Why are you studying… ?

In the last few months, several people have asked me “Why are you studying George Whalley?” and/or “What is your connection with him?” The first question I’ve answered in many different ways, depending on the occasion. When I was invited to make a presentation to the Algoma University board of governors about my work and the website, www.georgewhalley.ca, I began my answer by reciting a litany of Whalley’s accomplishments. Then I paused for a moment and realized that I hadn’t understood what the person was asking. The inquiry was not aimed at Whalley, but at me. In effect, she wanted to know “what made you choose him?”. Sometimes, the “why are you studying …” implies the “what is your connection …”, though more often I hear the second question when I am speaking with someone over the phone and the person has not met me previously. The assumption is that I must be one of Whalley’s former students: one of those who revered him, was in the presence of the voice for which he was famous, and experienced his lectures and long silences. The moment usually causes some embarassment for both me and my interlocutor once I explain that I was not yet 8 years old when Whalley died on the 27th of May 1983.

One way of answering both questions is with a name: Brian Crick.

My introduction to Whalley came from Crick when I was an undergraduate student in his classes at Brock University in the late 1990s. He sometimes used phrases from Whalley’s writings, though I only realized that recently when I looked back at my notes from those years. In my third or fourth year, we began to talk about Whalley often. I remember Crick telling me about the occasions in the early 1980s when he and John Ferns visited with George and Elizabeth at Hartington, their home in the country north of Kingston. Crick and Ferns went to speak with Whalley because they were editing a selection of his essays and wished to know if Whalley thought well of their choices. Crick told me about Whalley’s record-setting and prize-winning rowing oars, which Whalley earned as the captain of a coxwainless IV at Oxford in the late 1930s during his days as a Rhodes scholar, that were hanging on the wall. I have never forgotten the story of the parrot – named Jacko, though I didn’t know that then – who ate lunch and dinner with them at the table on George’s shoulder. Sometime before I left Brock, Crick told me to read the book of Whalley’s essays. At the time, I didn’t understand them, but I knew the fault was mine and I would have to return to them again later. Around the same period I studied the history of literary criticism with Stella Slade and she allowed me to see a copy of a typescript of Whalley’s translation of Aristotle. This is the famous translation-in-progress that he distributed to his fourth-year literary criticism  and graduate students in the 1970s.
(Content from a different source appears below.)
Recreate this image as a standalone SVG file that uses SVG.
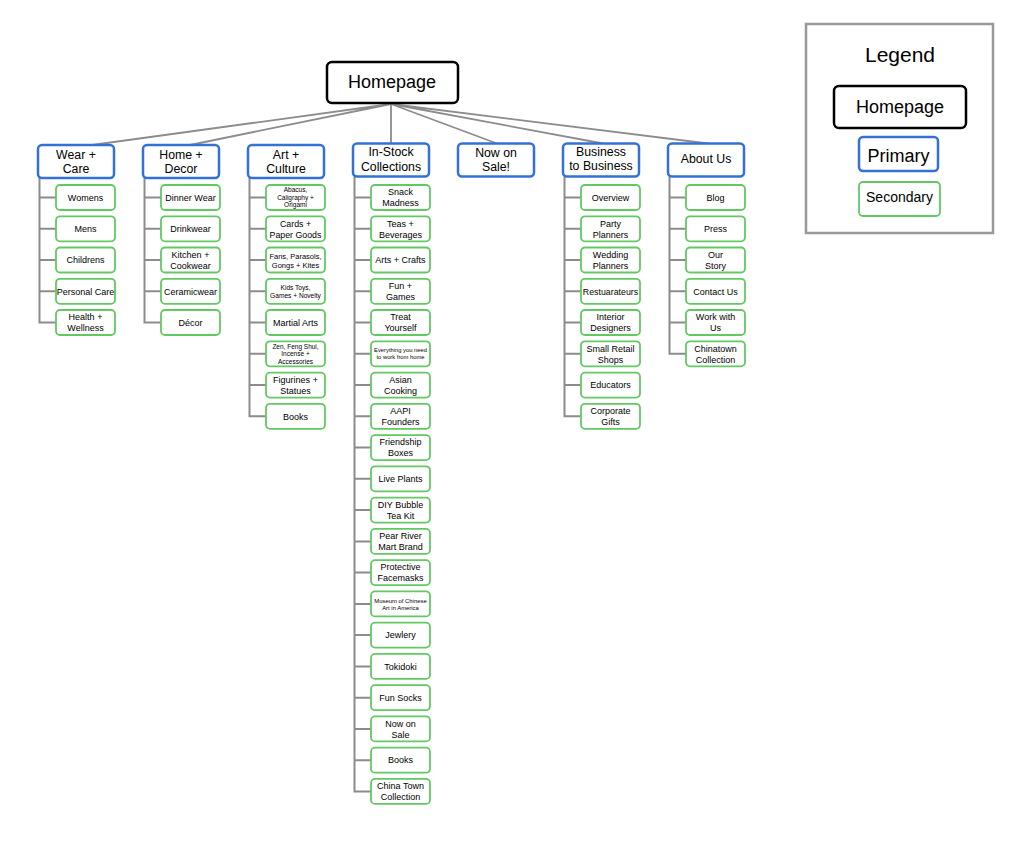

After wondering over it for a time, I returned it to her, not thinking that I should have made a copy. (A couple of months ago, Steve Lukits allowed me to borrow his copy to make one of my own.) Crick sent me off to Dalhousie to study with John Baxter. This was in 2000, just a few years after Baxter and Atherton edited Whalley’s translation, Aristotle’s Poetics, for McGill-Queen’s. My MA was on Leavis, but Baxter and I talked about Whalley. After a year off, I returned to Dalhousie to write a thesis on Conrad, but I repeatedly read Whalley’s essays. His ideas, especially his notion of heuristic thinking, are behind the whole introduction to my book on Conrad. And yet even then I didn’t have a thought of working on Whalley.

In 2009, Ian Robinson came over to England to give some lectures in Southern Ontario. Crick and I went to hear one on Dickens, Shakespeare, and tragedy. After a dinner with Robinson at a decent German restaurant in Dundas called the Schwaben Inn, we were driving home to St Catharines. The Conrad book had been published a few months before and we were talking about what I should do next. Crick said, why don’t you work on Whalley – go and look at his papers in the Queen’s University Archives. Well, off I went with my friend John Salciccioli. We looked in but a few of the boxes from the over 10m of shelf. I recall we spent much time reading Whalley’s letters home during the war. When I got back, I called Crick and said, you’re right – I’m going to work on Whalley.